248 commits. 186,000 lines added. The game at the end of March is architecturally unrecognizable from where it was at the beginning.

What's Next

Sprint 3 kicked off just a few days ago. 46 tasks with the goal of a free Steam demo. This sprint is about turning a prototype into a product. The major categories:

Reactive room elements — puzzle doors, pressure plates, enemy patrol paths, spawner rework. These give room builders tools to create rooms with pacing, surprises, and actual scenarios rather than "here are some enemies in a box."

Serialization and room pipeline optimization — the room data format needs to get leaner, and the entire flow for selecting and loading rooms is being reworked.
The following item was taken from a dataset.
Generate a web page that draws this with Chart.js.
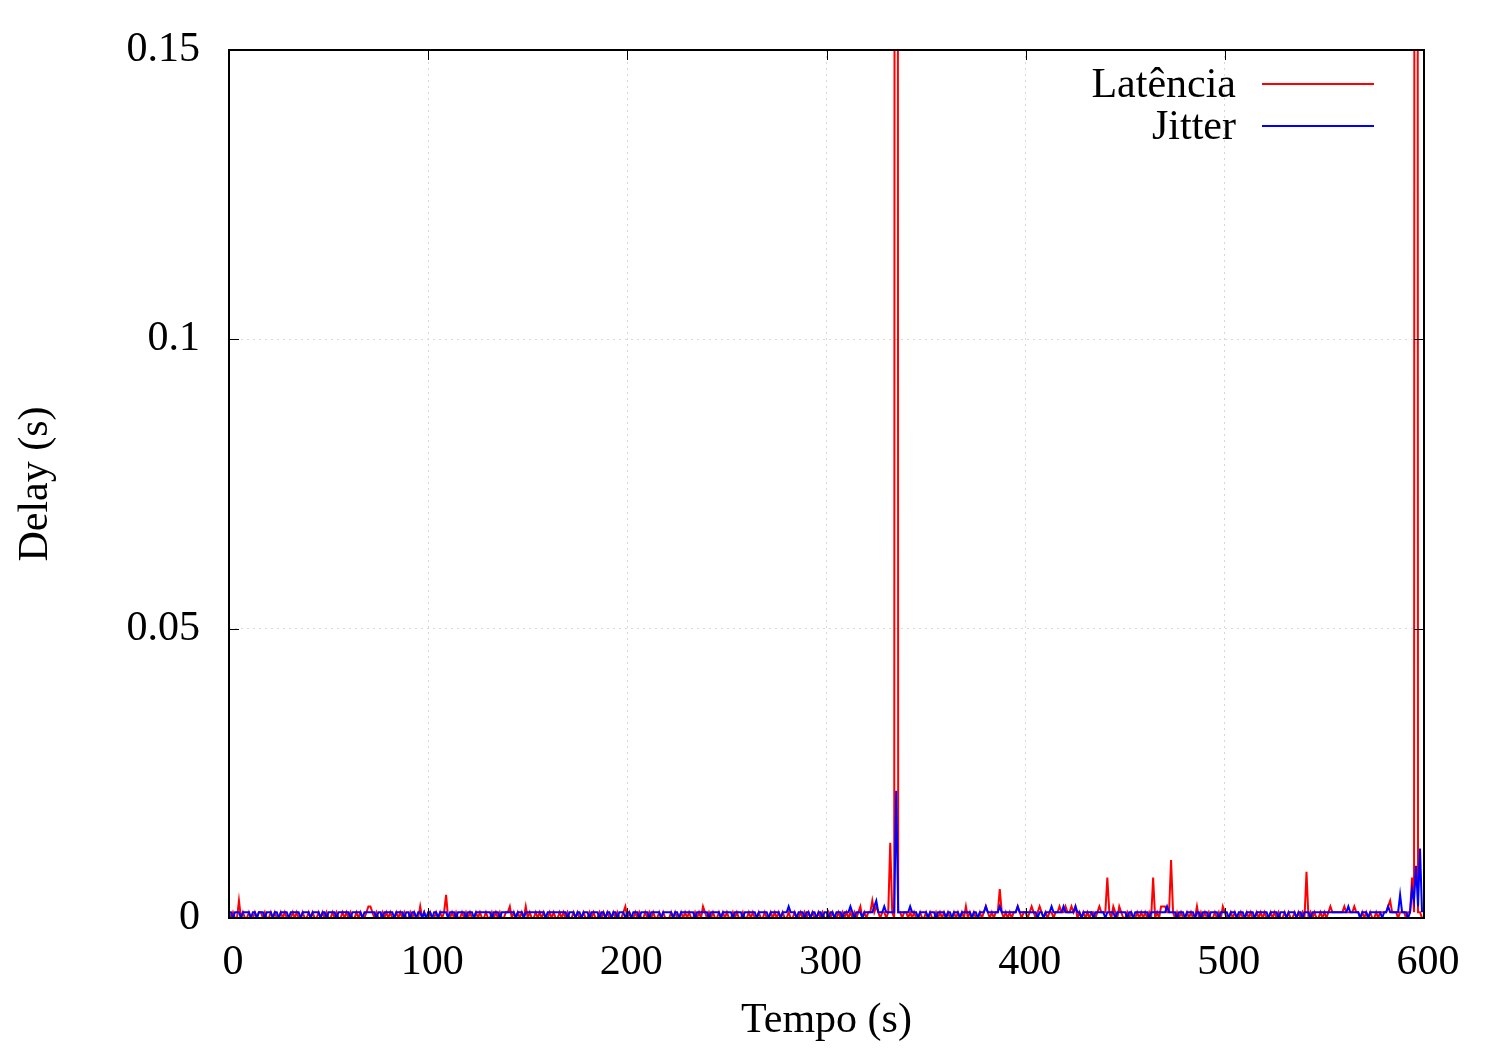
<!DOCTYPE html>
<html>
<head>
<meta charset="utf-8">
<script src="https://cdn.jsdelivr.net/npm/chart.js@4/dist/chart.umd.min.js"></script>
<style>
  html, body { margin: 0; padding: 0; background: #fff; }
  canvas { display: block; }
</style>
</head>
<body>
<canvas id="delay-chart" width="1500" height="1050"></canvas>
<script>
/**
 * Data (values in ms, one sample per second, blocks of 100 s)
 */
const latencia000 = [
    1,0,1,0,0,3,0,1,0,0, 1,0,0,1,0,1,1,0,1,0, 0,1,0,1,0,0,1,0,1,0, 0,0,1,0,1,0,0,1,0,0,
    1,0,1,0,0,1,0,1,0,1, 0,0,1,0,1,0,0,1,0,1, 0,1,0,0,1,0,1,0,0,1, 2,2,1,0,1,0,0,1,0,1,
    0,1,0,0,1,0,1,0,1,0, 0,1,0,1,0,0,2,0,1,0
];
const latencia100 = [
    0,1,0,0,1,0,1,0,1,4, 0,0,1,0,1,0,0,1,0,1, 0,1,0,0,1,0,1,0,0,1, 0,0,1,0,1,0,1,0,0,1,
    1,2,0,1,0,1,0,1,0,2, 0,1,0,0,1,0,1,0,1,0, 0,1,0,1,0,0,1,0,1,0, 1,0,0,1,0,1,0,0,1,0,
    0,1,0,1,0,0,1,0,1,0, 1,0,0,1,0,1,0,0,1,2
];
const latencia200 = [
    0,1,0,0,1,0,1,0,0,1, 0,1,0,1,0,0,1,0,1,0, 0,0,1,0,1,0,0,1,0,1, 0,1,0,0,1,0,1,0,2,1,
    0,1,0,1,0,0,1,0,1,0, 1,0,0,1,0,1,0,0,1,0, 0,1,0,1,0,0,1,0,0,1, 0,0,1,0,1,0,1,0,1,0,
    0,1,0,0,1,0,0,1,0,1, 0,1,0,1,0,0,1,0,1,0
];
const latencia300 = [
    0,1,0,1,0,0,1,0,1,0, 1,0,1,0,1,0,1,2,0,1, 0,1,1,3,1,2,1,0,1,1, 0,1,13,1,0,1000,1,1,0,1,
    1,0,1,0,1,0,0,1,0,0, 1,0,1,0,0,1,0,1,0,1, 0,1,0,0,1,0,1,0,1,0, 2,0,1,0,1,0,0,1,0,1,
    2,1,0,1,0,1,1,5,1,0, 1,0,1,0,1,1,2,1,0,1
];
const latencia400 = [
    1,0,1,2,1,0,1,2,1,0, 1,0,1,1,0,1,1,2,1,1, 2,1,1,2,1,2,0,1,0,1, 0,1,0,1,1,0,1,2,1,1,
    1,7,1,0,2,1,0,2,1,0, 0,1,0,1,0,0,1,0,1,0, 1,0,1,0,7,0,1,0,2,2, 2,1,1,10,1,0,1,0,1,0,
    0,1,0,1,0,0,2,0,1,0, 1,0,1,0,0,1,0,1,0,2
];
const latencia500 = [
    1,0,0,1,0,1,0,0,1,0, 0,1,0,1,0,0,1,0,1,0, 1,0,0,1,0,1,0,1,0,0, 1,0,1,0,0,1,0,1,0,1,
    0,8,0,1,0,1,0,0,1,0, 1,0,1,2,1,1,1,1,1,1, 2,1,1,1,1,2,1,1,0,1, 0,1,0,1,0,0,1,0,1,1,
    1,1,2,3,1,1,1,0,1,1, 1,0,1,1,7,1,1000,1,1,0
];

const jitter000 = [
    1,1,0,1,1,1,0,1,1,1, 1,0,1,1,0,1,1,1,0,1, 1,1,0,1,1,0,1,1,1,1, 0,1,1,1,1,1,0,1,1,1,
    1,0,1,1,1,1,0,1,1,0, 1,1,1,1,0,1,1,1,1,1, 1,0,1,1,1,1,1,0,1,1, 1,1,1,1,0,1,1,0,1,1,
    1,1,1,0,1,1,1,1,0,1, 1,0,1,1,0,1,1,0,1,0
];
const jitter100 = [
    1,1,0,1,1,0,1,1,1,1, 0,1,1,1,0,1,1,1,1,0, 1,1,1,0,1,1,1,1,1,1, 1,1,0,1,1,1,0,1,1,1,
    1,1,1,1,0,1,1,1,0,1, 1,1,1,1,1,1,1,1,1,0, 1,1,1,1,1,1,1,1,1,1, 0,1,1,1,0,1,1,0,1,1,
    1,0,1,1,1,1,0,1,1,0, 1,1,0,1,1,0,1,1,1,0
];
const jitter200 = [
    1,1,0,1,1,1,0,1,1,1, 1,0,1,1,1,1,1,0,1,1, 1,1,1,0,1,1,0,1,1,1, 1,1,1,1,0,1,1,1,1,1,
    1,0,1,1,1,1,1,0,1,1, 1,1,1,0,1,1,1,1,0,1, 1,1,1,1,1,0,1,1,1,1, 1,0,1,1,1,1,1,0,1,1,
    1,2,1,1,1,0,1,1,1,0, 1,1,0,1,1,0,1,1,0,1
];
const jitter300 = [
    1,0,1,1,0,1,1,1,0,1, 1,1,2,1,0,1,1,1,0,1, 1,1,1,1,2,3,1,1,1,2, 1,1,1,1,1,22,1,1,1,1,
    1,1,2,1,1,1,0,1,1,1, 1,0,1,1,1,0,1,1,1,1, 0,1,1,0,1,1,1,0,1,1, 1,1,1,0,1,1,0,1,1,1,
    2,1,1,1,1,1,1,2,1,1, 1,1,1,1,1,1,2,1,1,1
];
const jitter400 = [
    1,1,1,1,1,1,0,1,1,0, 1,1,1,2,1,1,1,1,1,2, 1,1,1,1,1,2,1,1,0,1, 1,1,1,1,0,1,1,1,1,1,
    0,1,1,1,1,0,1,1,1,1, 1,0,1,1,0,1,1,1,1,1, 1,1,0,1,1,1,1,1,1,1, 1,2,1,1,1,1,0,1,1,1,
    0,1,1,1,1,0,1,1,0,1, 1,1,0,1,1,1,1,0,1,1
];
const jitter500 = [
    1,1,0,1,1,1,0,1,1,1, 0,1,1,1,1,0,1,1,1,1, 1,1,0,1,1,1,1,0,1,1, 1,0,1,1,1,1,0,1,1,0,
    1,1,1,0,1,1,1,1,1,1, 1,1,1,1,1,1,1,1,1,1, 1,1,2,1,1,1,1,1,0,1, 1,1,0,1,1,1,1,1,1,0,
    1,1,2,1,1,1,1,1,4,1, 1,1,0,1,5,3,9,2,12,1
];

const latenciaBlocks = [latencia000, latencia100, latencia200, latencia300, latencia400, latencia500];
const jitterBlocks = [jitter000, jitter100, jitter200, jitter300, jitter400, jitter500];

const xTicks = [0, 100, 200, 300, 400, 500, 600];
const xTickLabels = ["0", "100", "200", "300", "400", "500", "600"];
const yTicks = [0, 0.05, 0.1, 0.15];
const yTickLabels = ["0", "0.05", "0.1", "0.15"];

const FONT_FAMILY = '"Liberation Serif", "DejaVu Serif", serif';
const FONT_SIZE = 42;

function toPoints(blocks) {
    const points = [];
    blocks.forEach((block, b) => {
        block.forEach((ms, i) => {
            points.push({x: b * 100 + i, y: ms / 1000});
        });
    });
    return points;
}

/**
 * Frame, inward ticks and key (gnuplot style)
 */
const framePlugin = {
    id: 'frame',
    afterDraw(chart) {
        const {ctx, chartArea: a, scales: {x, y}} = chart;
        ctx.save();

        ctx.strokeStyle = '#000';
        ctx.lineWidth = 1;
        ctx.beginPath();
        for (const v of xTicks) {
            const px = Math.round(x.getPixelForValue(v)) + 0.5;
            ctx.moveTo(px, a.bottom); ctx.lineTo(px, a.bottom - 10);
            ctx.moveTo(px, a.top); ctx.lineTo(px, a.top + 10);
        }
        for (const v of yTicks) {
            const py = Math.round(y.getPixelForValue(v)) + 0.5;
            ctx.moveTo(a.left, py); ctx.lineTo(a.left + 10, py);
            ctx.moveTo(a.right, py); ctx.lineTo(a.right - 10, py);
        }
        ctx.stroke();

        ctx.lineWidth = 2;
        ctx.strokeRect(a.left, a.top, a.right - a.left, a.bottom - a.top);

        // key
        ctx.font = FONT_SIZE + 'px ' + FONT_FAMILY;
        ctx.textAlign = 'right';
        ctx.textBaseline = 'middle';
        chart.data.datasets.forEach((ds, i) => {
            const rowY = 84 + i * 42;
            ctx.fillStyle = '#000';
            ctx.fillText(ds.label, 1236, rowY + 2);
            ctx.strokeStyle = ds.borderColor;
            ctx.lineWidth = 2;
            ctx.beginPath();
            ctx.moveTo(1262, rowY);
            ctx.lineTo(1374, rowY);
            ctx.stroke();
        });

        ctx.restore();
    }
};

Chart.defaults.color = '#000';
Chart.defaults.font.family = FONT_FAMILY;
Chart.defaults.font.size = FONT_SIZE;

const delayChart = new Chart(document.getElementById('delay-chart'), {
    type: 'line',
    data: {
        datasets: [
            {
                label: 'Latência',
                data: toPoints(latenciaBlocks),
                borderColor: '#ff0000',
                borderWidth: 2,
                order: 2
            },
            {
                label: 'Jitter',
                data: toPoints(jitterBlocks),
                borderColor: '#0000ff',
                borderWidth: 2,
                order: 1
            }
        ]
    },
    options: {
        responsive: false,
        animation: false,
        parsing: false,
        layout: {
            padding: {top: 50, right: 76, left: 0, bottom: 0}
        },
        elements: {
            point: {radius: 0},
            line: {tension: 0, fill: false}
        },
        plugins: {
            legend: {display: false},
            tooltip: {enabled: false}
        },
        scales: {
            x: {
                type: 'linear',
                min: 0,
                max: 600,
                afterBuildTicks: (scale) => { scale.ticks = xTicks.map(v => ({value: v})); },
                afterFit: (scale) => {
                    scale.height = 132;
                    scale.paddingLeft = 0;
                    scale.paddingRight = 0;
                },
                ticks: {
                    padding: 20,
                    labelOffset: 4,
                    maxRotation: 0,
                    callback: (value, index) => xTickLabels[index]
                },
                grid: {
                    color: '#d8d8d8',
                    lineWidth: 1,
                    drawTicks: false
                },
                border: {display: false, dash: [2, 4]},
                title: {
                    display: true,
                    text: 'Tempo (s)',
                    padding: {top: 0, bottom: 4}
                }
            },
            y: {
                type: 'linear',
                min: 0,
                max: 0.15,
                afterBuildTicks: (scale) => { scale.ticks = yTicks.map(v => ({value: v})); },
                afterFit: (scale) => {
                    scale.width = 229;
                    scale.paddingTop = 0;
                    scale.paddingBottom = 0;
                },
                ticks: {
                    padding: 29,
                    callback: (value, index) => yTickLabels[index]
                },
                grid: {
                    color: '#d8d8d8',
                    lineWidth: 1,
                    drawTicks: false
                },
                border: {display: false, dash: [2, 4]},
                title: {
                    display: true,
                    text: 'Delay (s)',
                    padding: {top: 11, bottom: 0}
                }
            }
        }
    },
    plugins: [framePlugin]
});
</script>
</body>
</html>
With multiple game modes now in the picture — each with its own rules for how rooms get picked, sequenced, and loaded — the pipeline needs to be smarter about when and how it pulls rooms. Preloading during break rooms for zero stall mid-cycle is the baseline, but the system also needs to support different selection criteria depending on the mode.

More combat depth — secondary attacks per weapon type, an item crafter that combines weapons and spells, shields as a defensive option, item tiers and rarity.

A new enemy type — because fighting only goblins for the entire demo is not shippable.

Onboarding — the game needs to teach players what to do without someone standing in the room explaining it.

Audio and visual passes — sound effects, ambient audio, spell vfx, animations, UI polish. Making the game look and sound intentional.

A Steam store page — because at some point this needs to exist where people can actually find it.

It's ambitious. But the foundation is solid, the extraction mechanic gave the game an identity, and I'm more confident in this project than I've been at any point since I started.

That's March. Thanks for reading — and if you're new here, welcome. See you in May.